## Set exercise
Write out the entries verbatim and leave the images out of the copy.

Plotting code records:
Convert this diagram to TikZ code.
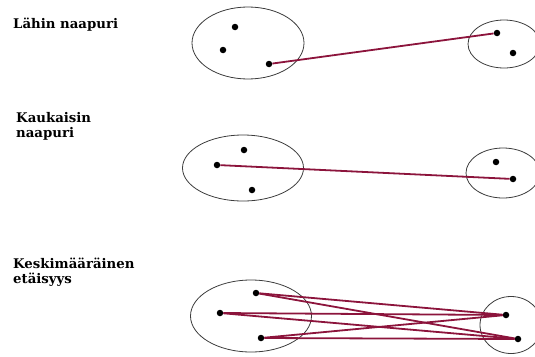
\documentclass[tikz,border=0pt]{standalone}
\usepackage{fontspec}
\setmainfont{DejaVu Serif}
\usetikzlibrary{shapes.geometric}
\definecolor{linkred}{RGB}{140,20,60}
\definecolor{rimgray}{RGB}{60,60,60}
\tikzset{
  grp/.style={draw=rimgray, line width=0.8pt, ellipse, inner sep=0pt},
  dot/.style={circle, fill=black, inner sep=0pt, minimum size=6.5pt},
  link/.style={draw=linkred, line width=1.8pt},
  lbl/.style={anchor=base west, inner sep=0pt, font=\bfseries\fontsize{13.3}{15}\selectfont, align=left}
}
\begin{document}
\begin{tikzpicture}[x=1pt,y=-1pt]
\useasboundingbox (0,0) rectangle (535,356);
\clip (0,0) rectangle (535,356);
% Row 1
\node[lbl] (t1) at (13,28) {Lähin naapuri};
\node[grp, minimum width=112pt, minimum height=72pt] (e1a) at (248,43) {};
\node[grp, minimum width=72pt, minimum height=48pt] (e1b) at (504,44) {};
\node[dot] (p1a) at (235,27) {};
\node[dot] (p1b) at (223,50) {};
\node[dot] (p1c) at (269,64) {};
\node[dot] (q1a) at (497,33) {};
\node[dot] (q1b) at (513,53) {};
\draw[link] (p1c) -- (q1a);
% Row 2
\node[lbl] (t2) at (16,137) {Kaukaisin\\naapuri};
\node[grp, minimum width=121pt, minimum height=66pt] (e2a) at (243,168) {};
\node[grp, minimum width=74pt, minimum height=50pt] (e2b) at (503,173) {};
\node[dot] (p2a) at (244,150) {};
\node[dot] (p2b) at (217,165) {};
\node[dot] (p2c) at (252,190) {};
\node[dot] (q2a) at (496,162) {};
\node[dot] (q2b) at (513,179) {};
\draw[link] (p2b) -- (q2b);
% Row 3
\node[lbl] (t3) at (13,283) {Keskimääräinen\\etäisyys};
\node[grp, minimum width=121pt, minimum height=72pt] (e3a) at (251,316) {};
\node[grp, minimum width=62pt, minimum height=57pt] (e3b) at (511,325) {};
\node[dot] (p3a) at (256,293) {};
\node[dot] (p3b) at (220,313) {};
\node[dot] (p3c) at (261,338) {};
\node[dot] (q3a) at (506,315) {};
\node[dot] (q3b) at (518,339) {};
\foreach \p in {p3a,p3b,p3c}{
  \foreach \q in {q3a,q3b}{
    \draw[link] (\p) -- (\q);
  }
}
\end{tikzpicture}
\end{document}
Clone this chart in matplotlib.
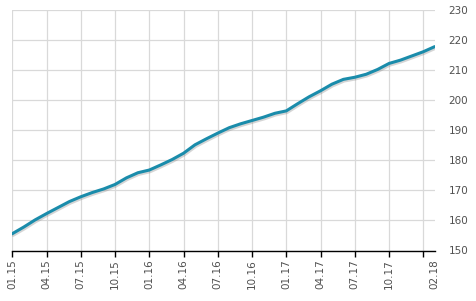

## The answer
Convert this diagram to TikZ code.
\documentclass[tikz,border=0pt]{standalone}
\usepackage{fontspec}
\setmainfont{DejaVu Serif}
\usetikzlibrary{shapes.geometric}
\definecolor{linkred}{RGB}{140,20,60}
\definecolor{rimgray}{RGB}{60,60,60}
\tikzset{
  grp/.style={draw=rimgray, line width=0.8pt, ellipse, inner sep=0pt},
  dot/.style={circle, fill=black, inner sep=0pt, minimum size=6.5pt},
  link/.style={draw=linkred, line width=1.8pt},
  lbl/.style={anchor=base west, inner sep=0pt, font=\bfseries\fontsize{13.3}{15}\selectfont, align=left}
}
\begin{document}
\begin{tikzpicture}[x=1pt,y=-1pt]
\useasboundingbox (0,0) rectangle (535,356);
\clip (0,0) rectangle (535,356);
% Row 1
\node[lbl] (t1) at (13,28) {Lähin naapuri};
\node[grp, minimum width=112pt, minimum height=72pt] (e1a) at (248,43) {};
\node[grp, minimum width=72pt, minimum height=48pt] (e1b) at (504,44) {};
\node[dot] (p1a) at (235,27) {};
\node[dot] (p1b) at (223,50) {};
\node[dot] (p1c) at (269,64) {};
\node[dot] (q1a) at (497,33) {};
\node[dot] (q1b) at (513,53) {};
\draw[link] (p1c) -- (q1a);
% Row 2
\node[lbl] (t2) at (16,137) {Kaukaisin\\naapuri};
\node[grp, minimum width=121pt, minimum height=66pt] (e2a) at (243,168) {};
\node[grp, minimum width=74pt, minimum height=50pt] (e2b) at (503,173) {};
\node[dot] (p2a) at (244,150) {};
\node[dot] (p2b) at (217,165) {};
\node[dot] (p2c) at (252,190) {};
\node[dot] (q2a) at (496,162) {};
\node[dot] (q2b) at (513,179) {};
\draw[link] (p2b) -- (q2b);
% Row 3
\node[lbl] (t3) at (13,283) {Keskimääräinen\\etäisyys};
\node[grp, minimum width=121pt, minimum height=72pt] (e3a) at (251,316) {};
\node[grp, minimum width=62pt, minimum height=57pt] (e3b) at (511,325) {};
\node[dot] (p3a) at (256,293) {};
\node[dot] (p3b) at (220,313) {};
\node[dot] (p3c) at (261,338) {};
\node[dot] (q3a) at (506,315) {};
\node[dot] (q3b) at (518,339) {};
\foreach \p in {p3a,p3b,p3c}{
  \foreach \q in {q3a,q3b}{
    \draw[link] (\p) -- (\q);
  }
}
\end{tikzpicture}
\end{document}
Clone this chart in matplotlib.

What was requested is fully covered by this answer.